> Stored data
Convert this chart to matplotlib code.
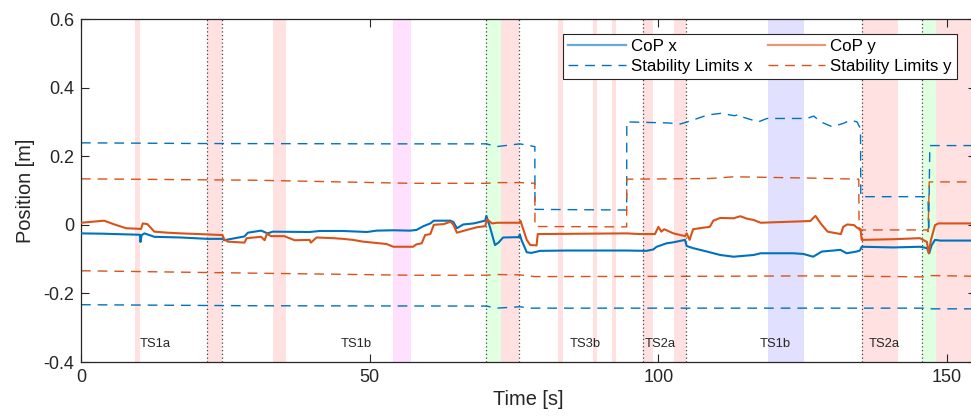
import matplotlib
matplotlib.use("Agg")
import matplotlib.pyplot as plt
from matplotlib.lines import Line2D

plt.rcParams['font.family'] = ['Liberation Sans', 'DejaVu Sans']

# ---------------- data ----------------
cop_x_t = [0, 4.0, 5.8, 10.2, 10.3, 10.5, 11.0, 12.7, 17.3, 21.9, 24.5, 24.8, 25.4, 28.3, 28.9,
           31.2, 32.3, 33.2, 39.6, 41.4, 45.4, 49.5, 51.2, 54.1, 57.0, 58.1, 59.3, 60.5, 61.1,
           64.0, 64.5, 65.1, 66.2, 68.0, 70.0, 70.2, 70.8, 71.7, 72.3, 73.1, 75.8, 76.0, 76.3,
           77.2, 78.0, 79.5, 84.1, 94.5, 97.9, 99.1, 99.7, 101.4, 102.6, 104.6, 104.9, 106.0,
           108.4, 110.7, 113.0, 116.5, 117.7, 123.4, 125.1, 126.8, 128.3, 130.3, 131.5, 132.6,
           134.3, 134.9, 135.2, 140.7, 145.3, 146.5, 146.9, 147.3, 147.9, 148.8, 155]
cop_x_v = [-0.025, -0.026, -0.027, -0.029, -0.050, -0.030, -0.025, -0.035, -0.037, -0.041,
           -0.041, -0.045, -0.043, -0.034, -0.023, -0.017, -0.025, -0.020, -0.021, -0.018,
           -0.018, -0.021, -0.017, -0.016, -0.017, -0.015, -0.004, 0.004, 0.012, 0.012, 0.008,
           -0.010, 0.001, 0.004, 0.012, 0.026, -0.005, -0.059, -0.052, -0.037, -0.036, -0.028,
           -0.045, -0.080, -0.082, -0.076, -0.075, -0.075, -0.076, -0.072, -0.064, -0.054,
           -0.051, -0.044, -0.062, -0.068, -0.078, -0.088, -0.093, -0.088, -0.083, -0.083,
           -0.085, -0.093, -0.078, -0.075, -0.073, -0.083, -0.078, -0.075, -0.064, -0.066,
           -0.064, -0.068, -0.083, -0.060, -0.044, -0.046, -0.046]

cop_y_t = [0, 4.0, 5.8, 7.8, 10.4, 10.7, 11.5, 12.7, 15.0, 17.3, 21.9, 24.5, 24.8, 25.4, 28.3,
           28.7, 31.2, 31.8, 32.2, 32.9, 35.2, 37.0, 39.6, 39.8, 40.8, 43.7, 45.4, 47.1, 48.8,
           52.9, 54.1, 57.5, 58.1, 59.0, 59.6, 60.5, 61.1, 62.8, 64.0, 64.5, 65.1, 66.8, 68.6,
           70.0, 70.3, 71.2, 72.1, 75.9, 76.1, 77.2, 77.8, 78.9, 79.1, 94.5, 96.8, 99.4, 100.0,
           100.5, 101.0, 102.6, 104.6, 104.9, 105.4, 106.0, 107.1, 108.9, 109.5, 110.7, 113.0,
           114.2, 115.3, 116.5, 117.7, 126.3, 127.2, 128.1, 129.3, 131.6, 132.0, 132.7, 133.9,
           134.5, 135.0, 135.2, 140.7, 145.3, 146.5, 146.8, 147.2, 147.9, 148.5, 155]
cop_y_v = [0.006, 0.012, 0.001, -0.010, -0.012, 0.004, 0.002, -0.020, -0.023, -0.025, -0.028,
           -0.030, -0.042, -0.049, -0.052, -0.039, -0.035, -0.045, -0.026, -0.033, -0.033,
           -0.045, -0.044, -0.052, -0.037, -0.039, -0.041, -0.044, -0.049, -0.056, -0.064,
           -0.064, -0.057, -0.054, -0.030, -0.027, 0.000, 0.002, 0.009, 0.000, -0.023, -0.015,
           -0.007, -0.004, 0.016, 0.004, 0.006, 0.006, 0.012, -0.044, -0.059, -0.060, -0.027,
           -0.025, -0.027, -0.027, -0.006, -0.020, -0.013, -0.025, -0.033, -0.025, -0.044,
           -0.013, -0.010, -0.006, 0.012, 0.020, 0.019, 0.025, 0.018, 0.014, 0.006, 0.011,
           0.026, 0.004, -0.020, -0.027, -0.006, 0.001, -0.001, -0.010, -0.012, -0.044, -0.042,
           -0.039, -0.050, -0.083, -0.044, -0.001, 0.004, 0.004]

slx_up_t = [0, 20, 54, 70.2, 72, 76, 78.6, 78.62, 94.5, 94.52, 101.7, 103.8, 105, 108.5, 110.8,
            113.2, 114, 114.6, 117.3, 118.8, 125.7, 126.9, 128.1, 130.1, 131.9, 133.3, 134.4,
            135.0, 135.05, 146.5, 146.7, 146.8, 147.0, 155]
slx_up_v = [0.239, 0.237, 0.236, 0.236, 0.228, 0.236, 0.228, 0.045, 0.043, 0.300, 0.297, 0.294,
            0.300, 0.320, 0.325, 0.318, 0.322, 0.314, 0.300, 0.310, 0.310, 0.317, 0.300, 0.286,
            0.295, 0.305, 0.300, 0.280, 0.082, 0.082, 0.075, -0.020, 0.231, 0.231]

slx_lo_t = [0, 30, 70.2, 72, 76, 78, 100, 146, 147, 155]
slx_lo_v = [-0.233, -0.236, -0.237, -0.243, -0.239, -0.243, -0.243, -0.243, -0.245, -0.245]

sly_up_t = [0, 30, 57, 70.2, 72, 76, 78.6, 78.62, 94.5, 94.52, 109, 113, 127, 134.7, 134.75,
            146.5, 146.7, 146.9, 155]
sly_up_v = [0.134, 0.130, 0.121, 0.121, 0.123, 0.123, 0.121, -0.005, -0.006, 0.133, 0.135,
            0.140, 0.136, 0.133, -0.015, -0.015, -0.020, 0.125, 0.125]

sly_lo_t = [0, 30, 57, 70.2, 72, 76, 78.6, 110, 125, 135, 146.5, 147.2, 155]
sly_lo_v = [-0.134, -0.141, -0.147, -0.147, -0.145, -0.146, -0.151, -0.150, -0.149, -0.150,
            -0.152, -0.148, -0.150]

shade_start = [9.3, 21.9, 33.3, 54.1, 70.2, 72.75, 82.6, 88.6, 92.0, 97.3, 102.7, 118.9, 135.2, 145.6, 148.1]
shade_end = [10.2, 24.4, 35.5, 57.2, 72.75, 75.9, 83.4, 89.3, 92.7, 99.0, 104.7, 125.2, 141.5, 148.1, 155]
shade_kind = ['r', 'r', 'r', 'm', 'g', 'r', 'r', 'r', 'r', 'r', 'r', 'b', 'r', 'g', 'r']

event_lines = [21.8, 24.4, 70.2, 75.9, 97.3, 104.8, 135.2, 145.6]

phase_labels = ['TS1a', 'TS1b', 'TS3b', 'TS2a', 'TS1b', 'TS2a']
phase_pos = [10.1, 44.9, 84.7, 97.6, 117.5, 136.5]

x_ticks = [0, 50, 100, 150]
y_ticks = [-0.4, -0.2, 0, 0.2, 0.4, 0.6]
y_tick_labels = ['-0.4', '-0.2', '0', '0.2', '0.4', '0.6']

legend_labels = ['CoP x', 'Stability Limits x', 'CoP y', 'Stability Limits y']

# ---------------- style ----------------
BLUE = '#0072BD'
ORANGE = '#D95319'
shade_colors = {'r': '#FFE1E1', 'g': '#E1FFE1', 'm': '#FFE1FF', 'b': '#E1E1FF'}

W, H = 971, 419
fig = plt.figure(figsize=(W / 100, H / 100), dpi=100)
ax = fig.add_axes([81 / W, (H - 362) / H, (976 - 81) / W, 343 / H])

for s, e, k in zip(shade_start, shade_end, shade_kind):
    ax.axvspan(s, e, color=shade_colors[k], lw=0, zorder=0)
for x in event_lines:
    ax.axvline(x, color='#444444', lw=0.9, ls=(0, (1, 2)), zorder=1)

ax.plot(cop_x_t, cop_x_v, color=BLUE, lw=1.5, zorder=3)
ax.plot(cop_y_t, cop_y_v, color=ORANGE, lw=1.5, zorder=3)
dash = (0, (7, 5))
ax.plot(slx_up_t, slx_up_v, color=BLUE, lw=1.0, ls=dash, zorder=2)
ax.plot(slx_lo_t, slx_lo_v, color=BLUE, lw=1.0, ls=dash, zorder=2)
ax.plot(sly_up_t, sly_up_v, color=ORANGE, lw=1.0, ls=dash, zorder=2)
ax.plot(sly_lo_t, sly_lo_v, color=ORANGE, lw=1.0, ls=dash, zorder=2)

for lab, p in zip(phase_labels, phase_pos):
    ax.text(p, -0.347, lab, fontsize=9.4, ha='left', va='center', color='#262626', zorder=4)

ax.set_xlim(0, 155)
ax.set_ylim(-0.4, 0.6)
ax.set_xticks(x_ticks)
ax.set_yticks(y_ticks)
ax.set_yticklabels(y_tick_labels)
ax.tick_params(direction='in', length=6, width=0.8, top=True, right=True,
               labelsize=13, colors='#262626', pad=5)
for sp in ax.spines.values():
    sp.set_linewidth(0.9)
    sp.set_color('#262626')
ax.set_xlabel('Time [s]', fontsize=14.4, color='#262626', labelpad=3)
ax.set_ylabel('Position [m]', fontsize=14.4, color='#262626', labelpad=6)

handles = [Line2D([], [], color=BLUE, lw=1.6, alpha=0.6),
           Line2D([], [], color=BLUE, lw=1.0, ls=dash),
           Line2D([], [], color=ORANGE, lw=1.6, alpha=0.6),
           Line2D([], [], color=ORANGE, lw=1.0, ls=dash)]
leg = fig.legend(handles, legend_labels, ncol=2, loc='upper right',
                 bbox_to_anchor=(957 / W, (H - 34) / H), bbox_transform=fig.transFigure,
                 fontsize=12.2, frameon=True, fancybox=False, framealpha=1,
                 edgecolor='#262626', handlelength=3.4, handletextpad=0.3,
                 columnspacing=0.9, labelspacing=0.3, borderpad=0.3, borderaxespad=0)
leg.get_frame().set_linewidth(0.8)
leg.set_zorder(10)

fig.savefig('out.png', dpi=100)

> Directive
Repeat the listing above exactly from its first line to the line containing "plt.rcParams['font.family'] = ['Liberation", both included, and omit the pictures.

> Solution to the problem
Convert this chart to matplotlib code.
import matplotlib
matplotlib.use("Agg")
import matplotlib.pyplot as plt
from matplotlib.lines import Line2D

plt.rcParams['font.family'] = ['Liberation Sans', 'DejaVu Sans']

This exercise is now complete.